OCSEA Presses Case of Understaffed Prisons

by Clyde Weiss  |  February 10, 2016

OCSEA Presses Case of Understaffed Prisons Understaffing continues to put corrections officers in danger in the Mansfield, Ohio, prison facility. (Photo courtesy OCSEA)

Correctional officer Mollie Jansen and some of her colleagues at Ohio’s Mansfield Correctional Institution are helping to put a human face on the critical issue of understaffing that is threatening the health and safety of officers and inmates at the state facility.

Jansen, who has worked for almost  three years at the mixed-security prison for men, is a member of Ohio Civil Service Employees Association /AFSCME Local 11, which has been calling on state authorities to fill vacant positions at Mansfield and other correctional institutions in the state to relieve the understaffing.

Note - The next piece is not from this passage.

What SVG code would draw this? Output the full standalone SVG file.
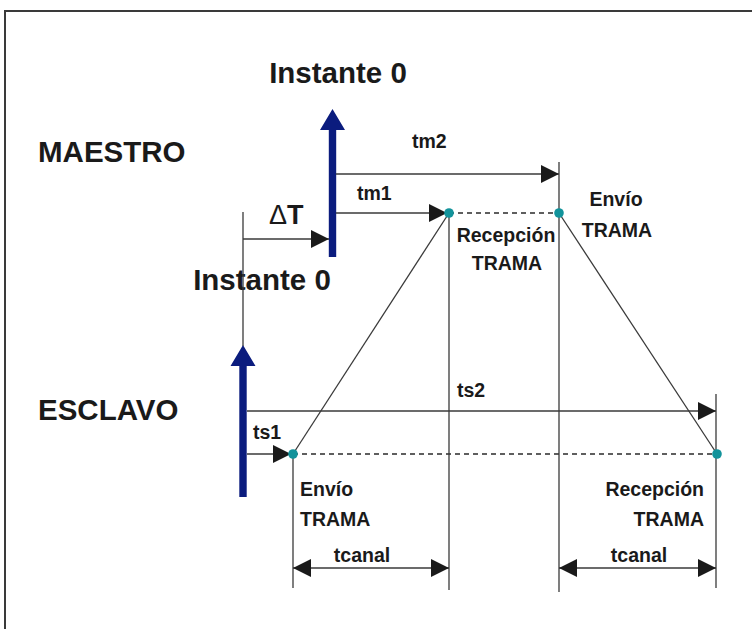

The issue has grown even more critical since last October, when an inmate in Mansfield took a female correction officer (not Jansen) hostage for nearly 11 hours.

This past weekend, the Mansfield News Journal and other Gannett newspapers focused on the issue, airing OCSEA’s concern that “programing and staffing issues” are root causes for the hostage-taking. OCSEA’s efforts to inform the public and elected officials about the issue have made it a subject of news media attention like never before.

The News Journal interviewed CO Jansen about her anxiety working at Mansfield, pointing out “she’s already undergone counseling for post-traumatic stress disorder” that began about six months ago “when an inmate grabbed her as she tried to escort him to his cell and he couldn’t be subdued with pepper spray. Now, she said, she’s had enough. “I won’t stay a correction officer,” the paper quoted her saying. “I can’t. It’s too dangerous.”

The News Journal story noted that of all the state correctional facilities, Mansfield has had the highest number of staff assaults between 2011 and 2013, with 55 injured. The facility, which opened in 1990, housed 2,589 inmates as of Jan. 4, 2016. It has a security staff of 436, according to the prison’s website.

“Statewide, there are 6,547 correction officers, about eight inmates for each correction officer compared to seven to one in November 2008 when the prison population was at its peak,” the paper said.

CO Shawn Gruber, an OCSEA board member, suggested three ways to reduce assaults against staff: lower the prison population, increase correctional staff and listen to staff on the frontlines.

OCSEA also says that state prison officials need to end the practice of allowing officers to work alone with inmates.